[Source excerpt]
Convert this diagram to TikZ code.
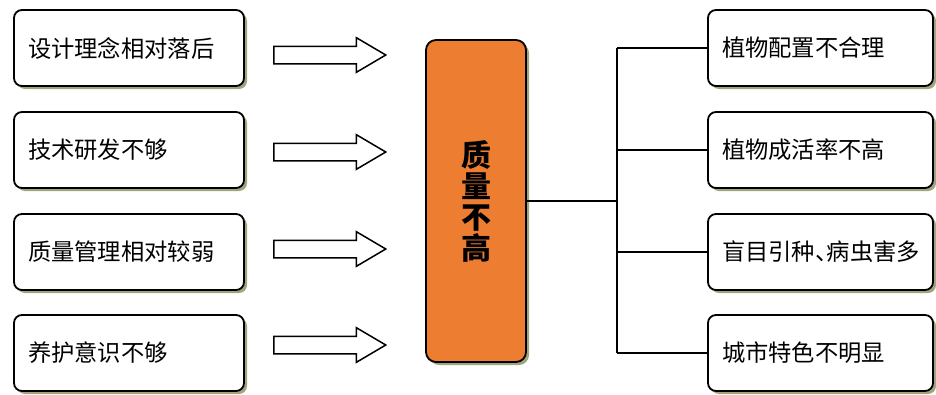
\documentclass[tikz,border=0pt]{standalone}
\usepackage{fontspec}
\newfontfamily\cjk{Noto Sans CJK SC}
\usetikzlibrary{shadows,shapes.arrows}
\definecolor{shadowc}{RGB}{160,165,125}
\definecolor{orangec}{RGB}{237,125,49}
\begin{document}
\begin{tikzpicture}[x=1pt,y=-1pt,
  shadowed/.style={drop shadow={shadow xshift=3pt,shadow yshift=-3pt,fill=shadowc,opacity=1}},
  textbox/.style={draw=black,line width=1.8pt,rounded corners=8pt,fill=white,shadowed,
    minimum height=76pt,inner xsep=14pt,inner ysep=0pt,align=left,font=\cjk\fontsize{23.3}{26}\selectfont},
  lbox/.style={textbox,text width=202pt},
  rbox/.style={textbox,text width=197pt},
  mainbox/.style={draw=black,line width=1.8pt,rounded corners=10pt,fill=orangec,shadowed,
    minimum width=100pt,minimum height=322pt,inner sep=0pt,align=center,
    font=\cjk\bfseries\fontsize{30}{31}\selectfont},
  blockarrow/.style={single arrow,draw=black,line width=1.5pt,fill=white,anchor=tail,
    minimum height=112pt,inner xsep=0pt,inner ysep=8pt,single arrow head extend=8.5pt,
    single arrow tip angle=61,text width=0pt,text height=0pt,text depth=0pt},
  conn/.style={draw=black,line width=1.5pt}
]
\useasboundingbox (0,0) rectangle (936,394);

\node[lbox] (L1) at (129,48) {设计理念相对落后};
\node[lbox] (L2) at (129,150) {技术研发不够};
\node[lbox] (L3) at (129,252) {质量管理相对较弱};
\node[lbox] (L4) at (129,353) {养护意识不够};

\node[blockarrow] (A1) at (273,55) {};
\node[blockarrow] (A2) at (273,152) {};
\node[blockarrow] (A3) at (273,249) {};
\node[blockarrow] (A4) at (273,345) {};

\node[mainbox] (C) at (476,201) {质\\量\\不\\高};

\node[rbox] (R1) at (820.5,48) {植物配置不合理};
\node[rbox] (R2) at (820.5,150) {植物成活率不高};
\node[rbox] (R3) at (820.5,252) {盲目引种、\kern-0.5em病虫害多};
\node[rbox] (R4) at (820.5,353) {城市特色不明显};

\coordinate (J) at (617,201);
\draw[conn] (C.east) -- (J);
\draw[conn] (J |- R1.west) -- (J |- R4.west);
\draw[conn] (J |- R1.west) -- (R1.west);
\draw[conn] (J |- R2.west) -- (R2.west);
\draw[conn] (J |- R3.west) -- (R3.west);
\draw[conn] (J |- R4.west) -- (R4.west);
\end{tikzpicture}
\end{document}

[Your objective] Only lines belong in the copy: transcribe those from the start of the data through the line that contains "(C) at (476,201)", and skip the pictures.

[Exercise response]
Convert this diagram to TikZ code.
\documentclass[tikz,border=0pt]{standalone}
\usepackage{fontspec}
\newfontfamily\cjk{Noto Sans CJK SC}
\usetikzlibrary{shadows,shapes.arrows}
\definecolor{shadowc}{RGB}{160,165,125}
\definecolor{orangec}{RGB}{237,125,49}
\begin{document}
\begin{tikzpicture}[x=1pt,y=-1pt,
  shadowed/.style={drop shadow={shadow xshift=3pt,shadow yshift=-3pt,fill=shadowc,opacity=1}},
  textbox/.style={draw=black,line width=1.8pt,rounded corners=8pt,fill=white,shadowed,
    minimum height=76pt,inner xsep=14pt,inner ysep=0pt,align=left,font=\cjk\fontsize{23.3}{26}\selectfont},
  lbox/.style={textbox,text width=202pt},
  rbox/.style={textbox,text width=197pt},
  mainbox/.style={draw=black,line width=1.8pt,rounded corners=10pt,fill=orangec,shadowed,
    minimum width=100pt,minimum height=322pt,inner sep=0pt,align=center,
    font=\cjk\bfseries\fontsize{30}{31}\selectfont},
  blockarrow/.style={single arrow,draw=black,line width=1.5pt,fill=white,anchor=tail,
    minimum height=112pt,inner xsep=0pt,inner ysep=8pt,single arrow head extend=8.5pt,
    single arrow tip angle=61,text width=0pt,text height=0pt,text depth=0pt},
  conn/.style={draw=black,line width=1.5pt}
]
\useasboundingbox (0,0) rectangle (936,394);

\node[lbox] (L1) at (129,48) {设计理念相对落后};
\node[lbox] (L2) at (129,150) {技术研发不够};
\node[lbox] (L3) at (129,252) {质量管理相对较弱};
\node[lbox] (L4) at (129,353) {养护意识不够};

\node[blockarrow] (A1) at (273,55) {};
\node[blockarrow] (A2) at (273,152) {};
\node[blockarrow] (A3) at (273,249) {};
\node[blockarrow] (A4) at (273,345) {};

\node[mainbox] (C) at (476,201) {质\\量\\不\\高};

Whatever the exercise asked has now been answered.